### Work to complete
Without the pictures, print the lines running from the beginning of the material to the line containing "import plotly.graph_objects as go", both ends included.

──────────────────────────────

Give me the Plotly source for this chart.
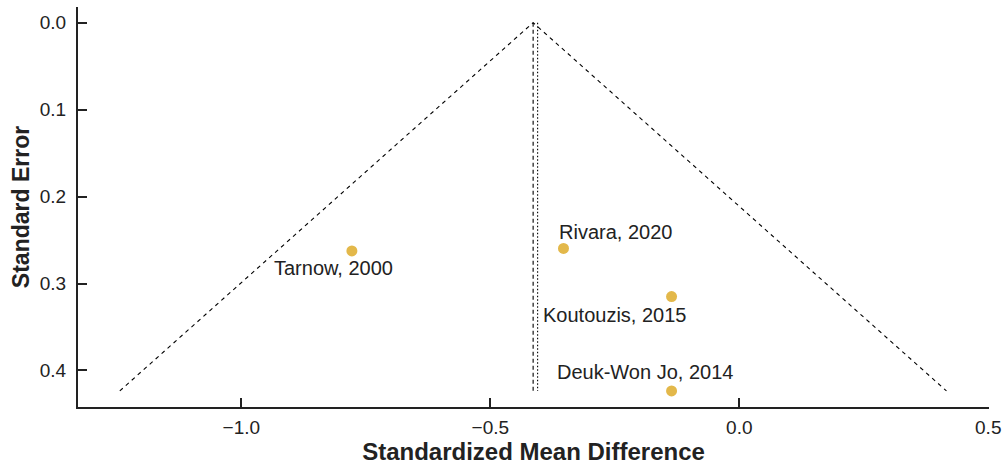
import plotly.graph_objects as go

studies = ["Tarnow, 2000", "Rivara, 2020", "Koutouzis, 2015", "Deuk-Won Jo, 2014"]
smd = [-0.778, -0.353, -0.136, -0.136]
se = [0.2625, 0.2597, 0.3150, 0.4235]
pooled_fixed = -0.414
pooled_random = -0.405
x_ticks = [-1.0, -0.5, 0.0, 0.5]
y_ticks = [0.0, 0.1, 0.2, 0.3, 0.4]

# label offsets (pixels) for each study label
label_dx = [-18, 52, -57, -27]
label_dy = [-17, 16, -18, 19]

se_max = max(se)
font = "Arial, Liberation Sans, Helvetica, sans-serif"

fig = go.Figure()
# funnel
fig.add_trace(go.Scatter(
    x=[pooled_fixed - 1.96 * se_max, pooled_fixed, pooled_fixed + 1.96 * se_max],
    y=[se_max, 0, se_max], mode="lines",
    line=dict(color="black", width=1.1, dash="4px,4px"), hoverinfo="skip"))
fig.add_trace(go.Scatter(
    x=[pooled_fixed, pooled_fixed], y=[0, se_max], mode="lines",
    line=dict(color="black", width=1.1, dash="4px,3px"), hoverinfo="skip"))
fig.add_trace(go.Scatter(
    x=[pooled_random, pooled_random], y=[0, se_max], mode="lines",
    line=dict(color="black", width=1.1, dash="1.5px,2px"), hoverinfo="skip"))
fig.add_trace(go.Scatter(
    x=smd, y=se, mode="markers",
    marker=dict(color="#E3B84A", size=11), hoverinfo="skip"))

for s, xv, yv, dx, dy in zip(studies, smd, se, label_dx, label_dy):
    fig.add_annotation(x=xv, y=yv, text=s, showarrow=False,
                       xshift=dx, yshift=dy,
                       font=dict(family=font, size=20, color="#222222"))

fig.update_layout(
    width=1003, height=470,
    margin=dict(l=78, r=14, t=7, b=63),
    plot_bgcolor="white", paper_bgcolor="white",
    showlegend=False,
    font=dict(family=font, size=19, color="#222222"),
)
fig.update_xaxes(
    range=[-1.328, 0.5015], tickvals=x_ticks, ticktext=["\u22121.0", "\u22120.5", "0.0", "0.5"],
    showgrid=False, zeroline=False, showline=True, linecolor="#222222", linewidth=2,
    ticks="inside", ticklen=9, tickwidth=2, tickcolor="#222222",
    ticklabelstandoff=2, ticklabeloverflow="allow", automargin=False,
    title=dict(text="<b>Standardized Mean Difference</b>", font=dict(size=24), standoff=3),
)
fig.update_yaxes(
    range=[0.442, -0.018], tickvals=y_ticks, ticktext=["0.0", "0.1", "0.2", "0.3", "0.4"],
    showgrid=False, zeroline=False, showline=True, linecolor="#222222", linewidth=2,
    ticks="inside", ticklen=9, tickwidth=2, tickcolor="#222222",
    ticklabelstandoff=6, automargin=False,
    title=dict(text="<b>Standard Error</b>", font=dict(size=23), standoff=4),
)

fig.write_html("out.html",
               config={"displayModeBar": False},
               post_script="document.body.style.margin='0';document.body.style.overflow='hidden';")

──────────────────────────────

### Written answer
Give me the Plotly source for this chart.
import plotly.graph_objects as go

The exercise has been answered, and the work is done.